All muscle showing is directed towards the middle-east. First Iraq, now Iran. The rapid militarization and economic expansion of Asia(primarily China) is a daunter challenge for the U.S. than the everlasting disputes in the middle-east. Yet the U.S. seems to be only concentrated on this. Something to do with Israel?

Jack Steiner said...

A nuclear equipped Iran is just something the world will need to live with. With U.S. aggression in the region, rightly so Iran feels threatened.

I absolutely disagree with you. Ahmadinejad has said that he wants to wipe Israel off of the map, repeatedly. He has made many threats and we learned not to ignore this kind of stuff.

I haven't any problem with doing what it takes to take him out and or remove his ability to be a threat.

The issue is not the US. The US is not the threat that Iran. There is an ideology out there that is unacceptable.

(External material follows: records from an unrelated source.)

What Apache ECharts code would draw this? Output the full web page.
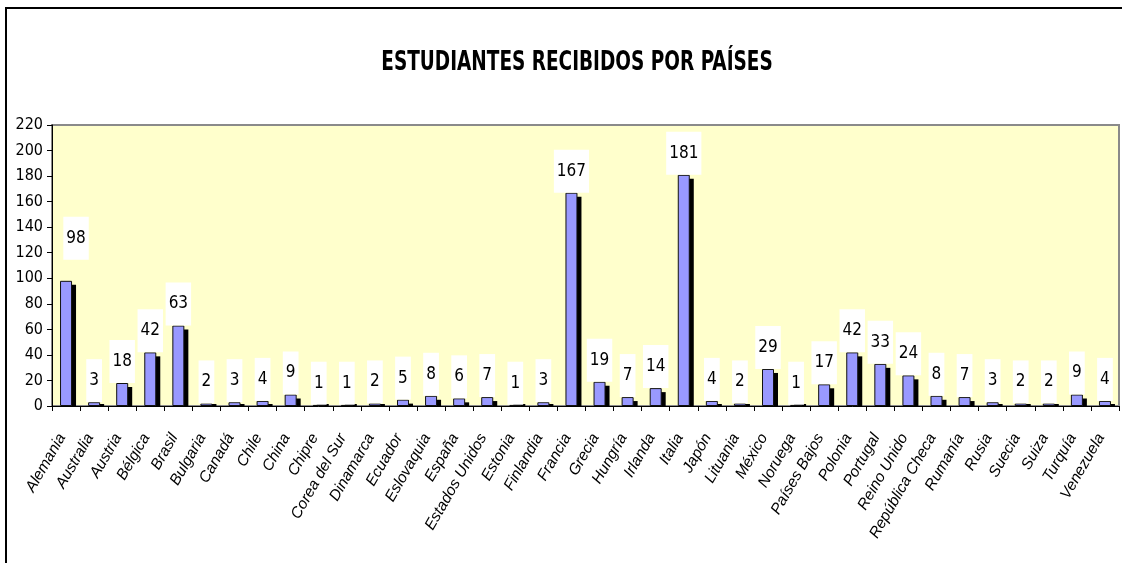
<!DOCTYPE html>
<html>
<head>
<meta charset="utf-8">
<script src="https://cdn.jsdelivr.net/npm/echarts@6/dist/echarts.min.js"></script>
<style>
html,body{margin:0;padding:0;background:#fff;}
#chart{width:1122px;height:563px;}
</style>
</head>
<body>
<div id="chart"></div>
<script>
const titleText = 'ESTUDIANTES RECIBIDOS POR PAÍSES';
const categories = ['Alemania','Australia','Austria','Bélgica','Brasil','Bulgaria','Canadá','Chile','China','Chipre','Corea del Sur','Dinamarca','Ecuador','Eslovaquia','España','Estados Unidos','Estonia','Finlandia','Francia','Grecia','Hungría','Irlanda','Italia','Japón','Lituania','México','Noruega','Países Bajos','Polonia','Portugal','Reino Unido','República Checa','Rumanía','Rusia','Suecia','Suiza','Turquía','Venezuela'];
const values = [98,3,18,42,63,2,3,4,9,1,1,2,5,8,6,7,1,3,167,19,7,14,181,4,2,29,1,17,42,33,24,8,7,3,2,2,9,4];
const yMin = 0, yMax = 220, yStep = 20;

const condFamily = "'DejaVu Sans'";
const chart = echarts.init(document.getElementById('chart'), null, {renderer:'canvas'});

const BAR_W = 12, SHADOW = 4;

const seriesData = values.map((v, i) => {
  const item = { value: v };
  if (i === 0) item.label = { offset: [10, -21] };
  return item;
});
const shadowData = values.map((v, i) => [i, v]);

chart.setOption({
  backgroundColor: '#ffffff',
  animation: false,
  graphic: [{
    type: 'rect', z: -10, silent: true,
    shape: { x: 6, y: 8, width: 1300, height: 700 },
    style: { fill: 'none', stroke: '#000', lineWidth: 2 }
  }, {
    type: 'text', z: 10, silent: true,
    x: 577, y: 63, scaleX: 0.79,
    style: {
      text: titleText, x: 0, y: 0, align: 'center', verticalAlign: 'middle',
      font: "bold condensed 26px 'DejaVu Sans'", fill: '#000'
    }
  }],
  grid: {
    left: 52, right: 3, top: 125, bottom: 157,
    show: true, backgroundColor: '#FFFFCC', borderColor: '#8a8a8a', borderWidth: 2
  },
  xAxis: {
    type: 'category',
    data: categories,
    axisLine: { show: true, lineStyle: { color: '#000', width: 1 } },
    axisTick: { show: true, length: 5, lineStyle: { color: '#000' } },
    axisLabel: {
      interval: 0, rotate: 60, margin: 22,
      padding: [0, 8, 0, 0],
      fontFamily: "'Liberation Sans',Arial,sans-serif", fontStyle: 'italic',
      fontSize: 15.5, color: '#000'
    },
    splitLine: { show: false }
  },
  yAxis: {
    type: 'value',
    min: yMin, max: yMax, interval: yStep,
    axisLine: { show: true, lineStyle: { color: '#000', width: 1 } },
    axisTick: { show: true, length: 5, lineStyle: { color: '#000' } },
    axisLabel: { fontFamily: condFamily, fontWeight: 'condensed', fontSize: 16, color: '#000', margin: 9 },
    splitLine: { show: false }
  },
  series: [{
    type: 'custom',
    z: 1,
    silent: true,
    data: shadowData,
    renderItem: function (params, api) {
      const top = api.coord([api.value(0), api.value(1)]);
      const base = api.coord([api.value(0), 0]);
      const y = Math.min(top[1] + SHADOW, base[1] - 2);
      return {
        type: 'rect',
        shape: { x: top[0] - BAR_W / 2 + SHADOW, y: y, width: BAR_W, height: base[1] - y },
        style: { fill: '#000' }
      };
    }
  }, {
    type: 'bar',
    z: 2,
    data: seriesData,
    barWidth: BAR_W,
    itemStyle: { color: '#9999FF', borderColor: '#111', borderWidth: 1 },
    label: {
      show: true, position: 'top', distance: 0,
      backgroundColor: '#fff',
      padding: [13, 3, 13, 3],
      fontFamily: condFamily, fontWeight: 'condensed', fontSize: 17, color: '#000'
    }
  }]
});
</script>
</body>
</html>
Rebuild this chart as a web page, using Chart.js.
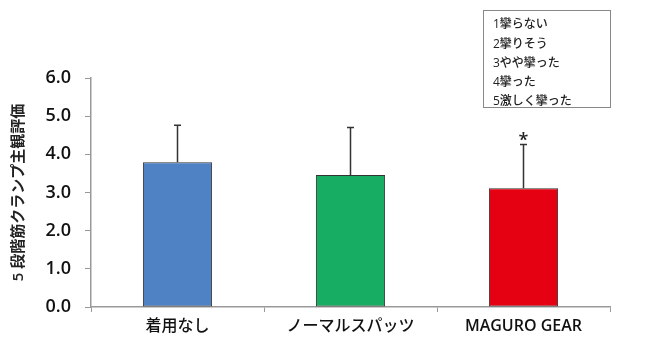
<!DOCTYPE html>
<html><head><meta charset="utf-8">
<script src="https://cdn.jsdelivr.net/npm/chart.js@4/dist/chart.umd.min.js"></script>
<style>html,body{margin:0;padding:0;background:#fff}#wrap{width:652px;height:355px;position:relative}</style>
</head><body><div id="wrap"><canvas id="c" width="652" height="355"></canvas></div>
<script>
const categories = ['着用なし', 'ノーマルスパッツ', 'MAGURO GEAR'];
const means = [3.79, 3.46, 3.11];
const errors = [0.97, 1.24, 1.15];
const marks = ['', '', '*'];
const barColors = ['#4F81C5', '#17AD63', '#E50012'];
const scaleLines = ['1攣らない', '2攣りそう', '3やや攣った', '4攣った', '5激しく攣った'];
const yTitle = '5 段階筋クランプ主観評価';
const FONT = '"Open Sans", "Noto Sans CJK JP", sans-serif';

const extras = {
  id: 'extras',
  afterDatasetsDraw(chart) {
    const ctx = chart.ctx, y = chart.scales.y;
    const meta = chart.getDatasetMeta(0);
    ctx.save();
    meta.data.forEach((bar, i) => {
      const top = y.getPixelForValue(means[i] + errors[i]);
      ctx.strokeStyle = '#333';
      ctx.lineWidth = 1.5;
      ctx.beginPath();
      ctx.moveTo(bar.x, bar.y);
      ctx.lineTo(bar.x, top);
      ctx.moveTo(bar.x - 3.5, top);
      ctx.lineTo(bar.x + 3.5, top);
      ctx.stroke();
      if (marks[i]) {
        ctx.fillStyle = '#222';
        ctx.font = '600 18px ' + FONT;
        ctx.textAlign = 'center';
        ctx.textBaseline = 'middle';
        ctx.fillText(marks[i], bar.x, top - 4);
      }
    });
    // legend box
    ctx.strokeStyle = '#888';
    ctx.lineWidth = 1;
    ctx.strokeRect(483.5, 10.5, 127, 97);
    ctx.fillStyle = '#222';
    ctx.font = '500 12px ' + FONT;
    ctx.textAlign = 'left';
    ctx.textBaseline = 'middle';
    scaleLines.forEach((t, k) => ctx.fillText(t, 493, 25 + k * 19.2));
    ctx.restore();
  }
};

new Chart(document.getElementById('c'), {
  type: 'bar',
  data: {
    labels: categories,
    datasets: [{
      data: means,
      backgroundColor: barColors,
      borderColor: '#333',
      borderWidth: 1,
      borderSkipped: false,
      barPercentage: 0.4,
      categoryPercentage: 1.0
    }]
  },
  options: {
    responsive: false,
    animation: false,
    layout: { padding: { top: 78, right: 42, left: 0, bottom: 0 } },
    plugins: { legend: { display: false }, tooltip: { enabled: false } },
    scales: {
      x: {
        afterFit(s) { s.height = 48; },
        grid: { offset: true, drawOnChartArea: false, drawTicks: true, tickLength: 5, color: '#999' },
        border: { color: '#999', width: 1.5 },
        ticks: {
          color: '#111',
          font: (c) => {
            const lbl = categories[c.index] || '';
            return { family: FONT, size: 16, weight: /^[\x00-\x7F]+$/.test(lbl) ? '600' : '500' };
          },
          padding: 5
        }
      },
      y: {
        min: 0, max: 6,
        afterFit(s) { s.width = 91; },
        grid: { drawOnChartArea: false, drawTicks: true, tickLength: 6, color: '#999' },
        border: { color: '#999', width: 1.5 },
        ticks: {
          stepSize: 1,
          color: '#111',
          padding: 14,
          font: { family: FONT, size: 18, weight: '600' },
          callback: v => Number(v).toFixed(1)
        },
        title: {
          display: true, text: yTitle, color: '#222',
          font: { family: FONT, size: 15, weight: '600' },
          padding: { top: 10, bottom: 0 }
        }
      }
    }
  },
  plugins: [extras]
});
</script></body></html>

I believe that this quote is very true.is true:

"In a more culturally confident age, the British in India were faced with the practice of "suttee" - the tradition of burning widows on the funeral pyres of their husbands. Gen. Sir Charles Napier was impeccably multicultural:

"You say that it is your custom to burn widows. Very well. We also have a custom: When men burn a woman alive, we tie a rope around their necks, and we hang them. Build your funeral pyre; beside it, my carpenters will build a gallows. You may follow your custom. And then we will follow ours."

stc said...

Interesting post, Jack. Each piece of information leads me to the same two conclusions.

(1) It was a mistake to go into Iraq. The USA has its hands full, but the Iraq diversion did nothing to further the "war on terror". Now Iran is taking advantage of the situation, knowing that the USA lacks the military resources, the financial resources, and public support to go aggressively into Iran. So they can make outrageous statements and openly develop new weapons with impunity.

(2) Now that the USA is in Iraq, they have to see it through — mistake or not. To withdraw before the job is finished would be akin to rewarding terrorism. Radical Muslims would conclude that you just have to make things ugly enough, long enough, and the West will always flee with its tail between its legs. We can't afford to let our enemies (and make no mistake, they are mortal enemies) come to that conclusion.

It stinks: disagreeing with the war but thinking that we have to see it through now that it's begun. The West will pay for Bush's decision to go into Iraq for a long, long time.

Jack Steiner said...

Now Iran is taking advantage of the situation, knowing that the USA lacks the military resources, the financial resources, and public support to go aggressively into Iran.

Q,

I don't know that I agree with this. We still have enough troops and resources to go after Iran. It is not all that hard to take the country, it is much harder to hold onto it.

As for public support, well that is a different animal altogether. The threats and postures from Iran are not all that much of a deterrent.

I am not convinced that we won't see movement against Iran.